Dona Ephigenia teve uma vida de muito trabalho. Muito, mesmo! Tinha de tomar decisões muito difíceis, em meio a uma rotina já difícil.
Uma de suas condutas, em particular, deixou marcas muito fortes: Dona Ephigenia não comia manteiga, ao passo que todos os seus filhos comíamos. Dona Ephigenia comia queijo mas sabia que, se comprasse um queijo inteiro, os nove filhos comeríamos manteiga e queijo. A grana não dava para tanto. Havia queijo na mesa para todos, sim, mas só quando era possível, não para o cotidiano, situação em que D. Ephigenia comprava uma fatia de queijo para si, diariamente. Essa possibilidade não era sustentável como desejado, porque, como se disse, a grana não era muita e, não bastasse, variava de quantidade. Pois bem. Um belo dia, a manteiga sumia da mesa. Pude observar que, quando isso acontecia, a fatia de queijo já havia desaparecido havia muito tempo. Ou seja: para impor um sacrifício aos filhos, fazia-o para si, antes. Não sei se foi por causa disso que observei com admiração um colega que, trabalhando em órgão de alto escalão, propôs que um lanche, que era distribuído somente a oficiais, fosse "empobrecido" em conteúdo e ampliado em quantidade, para que fosse servido também a subalternos. A justificativa para o modo de distribuição era que os subalternos tinham horários fixos para entrada e saída, enquanto que os superiores só tinham hora para entrada, sem certeza quanto ao momento de seu almoço (o que só denotava um tanto de desorganização no trabalho). O argumento da proposta, de ampliação do lanche, era de que os subalternos saíam de casa por volta das seis horas e, conforme seu regime de trabalho, só deveriam chegar de volta à casa às catorze horas, mais ou menos. Um tempo muito grande sem alimento. Além disso, qualquer pessoa normal saliva quando vê alimentos serem servidos, ainda que se tenha alimentado em um tempo anterior não muito distante. A pessoa encarregada de organizar o lanche disse que a verba era insuficiente. Foi aí que esse colega declarou que, se não houvesse lanche para todos, no dia seguinte, não aceitaria o seu. Pois no dia seguinte houve lanche para todos, sem redução no conteúdo. Havia verba, portanto.
Por que falo dessa leréia toda? Porque o governo decidiu não antecipar a metade do décimo terceiro aos aposentados. A crise é braba, a verba é curta e a despesa muito grande, em torno de 18 bilhões. Além disso - argumentou o governo - a antecipação parcial do décimo terceiro não é uma obrigação.

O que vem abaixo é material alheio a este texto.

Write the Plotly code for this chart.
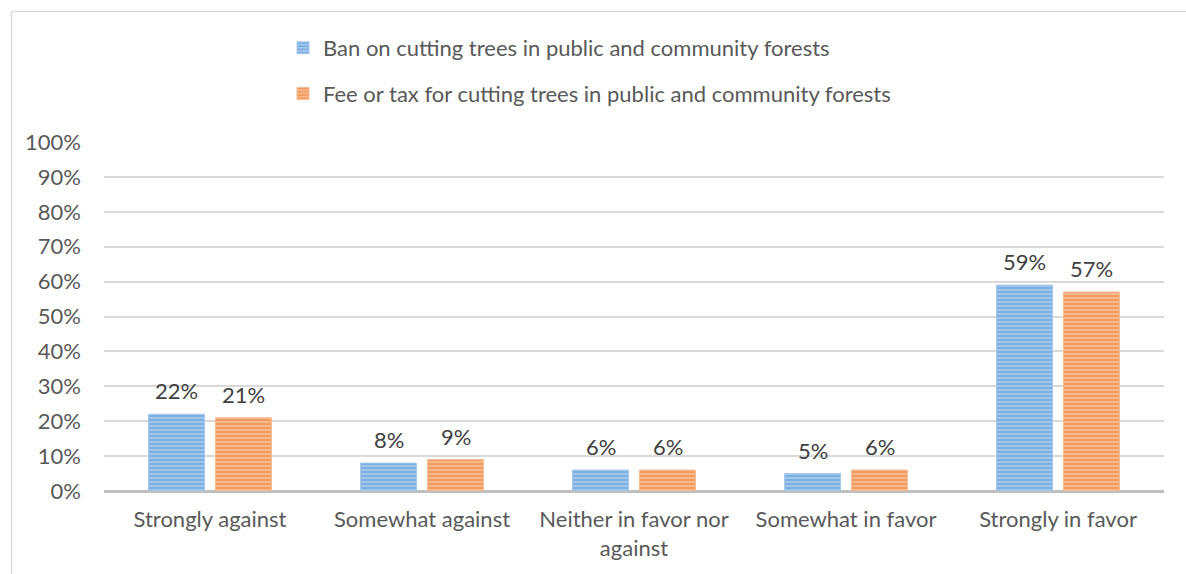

Só que o governo decidira, no tempo das vacas gordas, promover a antecipação, tendo conquistado a simpatia de muitos aposentados. É claro que a nova decisão gerou polêmica no próprio governo: o Ministro da Fazenda ou o do Planejamento, ou ambos, sei lá, justificavam com o impacto financeiro do pagamento. O Ministro da Previdência argumentou que era preciso pagar, porque os Ministros haviam recebido (!!!!!? Nem tanto. Isso acontece).
Se os Ministros haviam recebido, é provável que Deputados e Senadores também tivessem recebido.
Ora direis: mas o impacto financeiro desses pagamentos é muito, mas muito menor do que o impacto do pagamento aos aposentados.
Direi eu: penso que a questão não é o impacto financeiro. É o impacto moral quanto a liderança!
PS 1: Acabou havendo verba: o governo resolveu antecipar a metade do 13º aos aposentados, em três parcelas: setembro, outubro e novembro. Valeu a intervenção do Ministro da Previdência.
PS 2: Só um marqueteiro muito poderoso pode convencer-nos de que somos todos iguais e de que o Brasil é um país para todos.